Thursday, March 20, 2003

You might say I'm stuck in Rishikesh. Not really, but the beautiful weather and excellent scenery along the banks of the Ganges makes it easy to forget that there are other places to see, other ways to be.

Then I hear news of Bombs over Bagdad, and my simple bliss passes. Though I have not found a satisfying alternative to the question of what to do about Saddam, my sense is that continued surveillance and indepth inspections could have kept his regime off-balance enough to find a more creative way to handle the situation. My friend Odelia here, who despite high school and college in the States remains Israeli through and through, points out that making war on terrorists hasn't done any good in her home country. Chay Baker back in Austin writes that a pre-emptive war is criminal, and I'm inclined to agree with him.

Who knows? Eleven years ago, I joined with activists against the war in Seattle, protested down in San Francisco, and ultimately got myself arrested (but not charged) by helping take over an Army recruitment station. I've voted and voted and voted since then, but it seems the tide is reluctant to turn. In this most religious of places -- on the banks of the Ganges, surrounded by temples and pilgrims -- one cannot help but wonder why God isn't listening to the many people praying for peace. As I say: Who knows?

Tuesday, March 18, 2003

Yesterday was the Hindu equivelent of Easter, the first day of Spring, when people "play" Holi, which is to say splatter each other with colorful dyes and like so many human Easter Eggs. I had come to Rishikesh on the banks of the holy Ganges River to witness this spectacle and take a break from the doldrums of Dharchula. It's a town that was made famous first by the Beatles, back in the '60s, and now enjoys a profusion of hippies and searchers looking to learn the keys to the human heart through yoga and meditation. (Actually, the other reason I'm here is because a good friend from college teaches yoga these days in India -- Odelia Weinberg, for those in the "know.") So call it a pilgrimage if you will, although I've been avoiding the sadhus, holymen, who treat so many foreigners to chillums filled with cheap hash, and searching for more earthly pleasures, namely local trekking and rafting routes.

But before I got my search underway in earnest, I thought Holi would be a cool curiousity. My neighbor in the hotel, a searcher from Boulder of about 60 years, warned me off my Holi holiday plans. "They fill tubs with manure, and surround foreigners and dunk them," he told me, adding another horror story to the growing list I had been collecting. Back in Dharchula, I was warned to stay in doors or run the risk of battery acid being cast in my direction. It seems that like many traditions, this Holi one has taken a turn for the worse. So I snuck out of my hotel, and caught a lift with a rafting company and spent the day on the water instead. It was cool and calm, and pretty much what my body needed: A little sun, a little adrenaline, a little exercise.

You see it took some days to get here, which led me to skimp on sleep and has left me with a small cold.
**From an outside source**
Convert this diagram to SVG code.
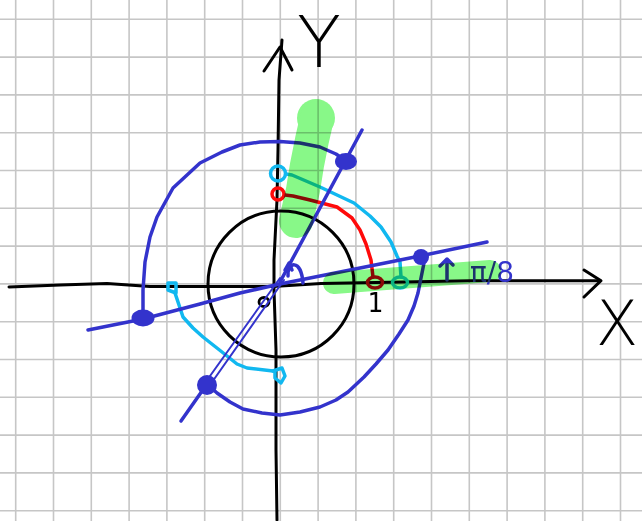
<svg xmlns="http://www.w3.org/2000/svg" width="642" height="521" viewBox="0 0 642 521">
<style>
.grid line{stroke:#c6c6c6;stroke-width:1.6}
.ink{fill:none;stroke-linecap:round;stroke-linejoin:round}
.blk{stroke:#000;stroke-width:3}
.blu{stroke:#3333cc;stroke-width:3.5}
.cya{stroke:#11b8f0;stroke-width:3.5}
.red{stroke:#ff0a0a;stroke-width:3.5}
.dot{fill:#3333cc}
.hl{fill:#88f888;stroke:none}
</style>
<rect width="642" height="521" fill="#fff"/>
<g id="grid" class="grid">
<line x1="15.7" y1="0" x2="15.7" y2="521"/><line x1="53.5" y1="0" x2="53.5" y2="521"/><line x1="91.3" y1="0" x2="91.3" y2="521"/><line x1="129.1" y1="0" x2="129.1" y2="521"/><line x1="166.9" y1="0" x2="166.9" y2="521"/><line x1="204.7" y1="0" x2="204.7" y2="521"/><line x1="242.5" y1="0" x2="242.5" y2="521"/><line x1="280.3" y1="0" x2="280.3" y2="521"/><line x1="318.1" y1="0" x2="318.1" y2="521"/><line x1="355.9" y1="0" x2="355.9" y2="521"/><line x1="393.7" y1="0" x2="393.7" y2="521"/><line x1="431.5" y1="0" x2="431.5" y2="521"/><line x1="469.3" y1="0" x2="469.3" y2="521"/><line x1="507.1" y1="0" x2="507.1" y2="521"/><line x1="544.9" y1="0" x2="544.9" y2="521"/><line x1="582.7" y1="0" x2="582.7" y2="521"/><line x1="620.5" y1="0" x2="620.5" y2="521"/>
<line x1="0" y1="19.3" x2="642" y2="19.3"/><line x1="0" y1="57.1" x2="642" y2="57.1"/><line x1="0" y1="94.9" x2="642" y2="94.9"/><line x1="0" y1="132.7" x2="642" y2="132.7"/><line x1="0" y1="170.5" x2="642" y2="170.5"/><line x1="0" y1="208.3" x2="642" y2="208.3"/><line x1="0" y1="246.1" x2="642" y2="246.1"/><line x1="0" y1="283.9" x2="642" y2="283.9"/><line x1="0" y1="321.7" x2="642" y2="321.7"/><line x1="0" y1="359.5" x2="642" y2="359.5"/><line x1="0" y1="397.3" x2="642" y2="397.3"/><line x1="0" y1="435.1" x2="642" y2="435.1"/><line x1="0" y1="472.9" x2="642" y2="472.9"/><line x1="0" y1="510.7" x2="642" y2="510.7"/>
</g>
<g id="axes" class="ink blk">
<path d="M9,287 L60,285 L107,283.5 L150,286.5 L273,286.5 L321,283.5 L471,280.7 L600,280.7"/>
<path d="M584,270 L601,280.7 L584,297"/>
<path d="M282,40 L279,80 L278,150 L277,200 L274,260 L274,290 L276,350 L276,450 L277,520"/>
<path d="M264,71 L280,47 L292,70"/>
</g>
<g id="unit-circle" class="ink blk">
<ellipse cx="281" cy="284" rx="73" ry="73"/>
</g>
<g id="origin-mark" class="ink blk"><ellipse cx="264" cy="302" rx="5" ry="4.5" stroke-width="2.8"/></g>
<g id="red-arc" class="ink red">
<path d="M285,195 L293,196 L310,200 L337,207 L352,218 L360,230 L366,244 L371,260 L373,277"/>
<circle cx="278" cy="194" r="6"/>
<ellipse cx="375" cy="282.5" rx="7.5" ry="5.5"/>
</g>
<g id="cyan-arcs" class="ink cya">
<path d="M286,174 L292,175 L320,187 L354,203 L370,216 L381,227 L391,242 L397,256 L400,262 L401,277"/>
<circle cx="278" cy="173.5" r="7.5"/>
<ellipse cx="400" cy="282.5" rx="7.5" ry="5.5"/>
<path d="M175,293 L179,305 L183,317 L193,328 L203,337 L222,352 L237,364 L247,368 L273,371"/>
<path d="M176,293 L168,290 L168,283 L176,283 L176,293"/>
<path d="M273,371 L282,368 L285,376 L281,383 L275,378 L275,371"/>
</g>
<g id="blue-arcs" class="ink blu">
<path d="M143,318 L143,290 L145,262 L150,237 L157,217 L173,188 L200,163 L222,152 L240,145 L260,142 L280,141.5 L300,143 L320,147 L336,154 L346,161"/>
<path d="M207,384 L217,393 L230,402 L243,409 L262,413 L280,415 L300,412 L320,407 L336,400 L348,392 L364,377 L376,364 L388,350 L399,334 L408,320 L414,306 L418,293 L421,278 L424,263"/>
</g>
<g id="blue-lines" class="ink blu">
<path d="M88,330 L143,319 L200,304 L240,293 L280,284 L320,276 L420,256 L487,242"/>
<path d="M181,421 L207,384"/>
<path d="M280,282 L362,130"/>
<path d="M205,383 L280,278" stroke-width="2"/>
<path d="M210,385 L284,280" stroke-width="2"/>
</g>
<g id="points">
<ellipse class="dot" cx="346" cy="161.5" rx="11" ry="8.5"/>
<ellipse class="dot" cx="143" cy="318" rx="11.5" ry="8.5"/>
<circle class="dot" cx="207" cy="385" r="10"/>
<circle class="dot" cx="421" cy="257" r="8"/>
</g>
<g id="angle-marks" class="ink blu" stroke-width="3">
<path d="M288,276 C287,262 301,258 303,283"/>
<path d="M285,270 L289,263 L292,270"/>
<path d="M447,280 L447,260 M440,266 L447,259 L453,265"/>
</g>
<g id="labels" font-family="DejaVu Sans, sans-serif">
<text x="319" y="67" font-size="72" font-weight="200" text-anchor="middle" fill="#000">Y</text>
<text x="617" y="345" font-size="62" font-weight="200" text-anchor="middle" fill="#000">X</text>
<text x="375" y="312" font-size="26" font-family="DejaVu Sans Mono, monospace" text-anchor="middle" fill="#000">1</text>
<text x="470" y="282" font-size="28" fill="#3333cc">π/8</text>
</g>
<g id="highlights" style="mix-blend-mode:multiply">
<circle class="hl" cx="316" cy="118" r="19"/>
<path d="M317,118 L312,140 L307,165 L303,190 L296,221" fill="none" stroke="#88f888" stroke-width="34" stroke-linecap="round" stroke-linejoin="round"/>
<path d="M334,283 L490,271" fill="none" stroke="#88f888" stroke-width="22" stroke-linecap="round"/>
</g>
</svg>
I arrived in Haridwar the other morning after an all-night bus ride (make that a half-night, as I arrived at 4 AM) and watched the families making their way to the ghats on the Ganges. More than Rishikesh, in fact, a charming but thoroughly touristed town in the foothills of the Himalayas, Indians consider Haridwar the most holy of places, because it is there where the river leaves the mountains and joins the plains on its way to Calcutta and the Bay of Bengal, many miles away.

I was pretty confused coming off the bus as to what day it was, and actually thought, "Oh, good, locals celebrating Holi," as I joined them in their parade to the river. But it was not yet to be, so instead I found myself in the company of some Indian men intent on showing me all the various Hindu temples lining the banks of the river in Haridwar. As the sun rose -- beautifully, coming up through the clouds like a Rennaissance painting -- watching the Indian lovelies and businessmen bathe themselves in the fast-running water at the ghat, I was struck that for all the jokers, scheisters and touts in this country, a good number still take their spiritual practice seriously.

Not that I was going to risk a bath in cow shit! So instead I tackled a short stretch of the Ganges in the company of a new outfitting business, Red Chillies, run by a couple of guys who really know the river and how to run it. We bashed through a series of Class 3 rapids, Roller-Coaster, Golf Course and Club House with no problem, then grabbed lunch on the beach. By the time we got back to town, I had missed the major chaos of Holi, which had prompted my sleepless bus ride in the first place. Such is the traveler's lament, especially in India where there is so much to do it's easy to get overwhelmed. Last night, untouched by dye, corrosive acid or poop, I slept like a baby.

Tonite, finally, I will get to have a meal with Odelia. It's been 15 years since we were freshmen at the University of Michigan. But the accident of time and place looks pre-determined as we have kept in contact and after a decade finally can hang out again!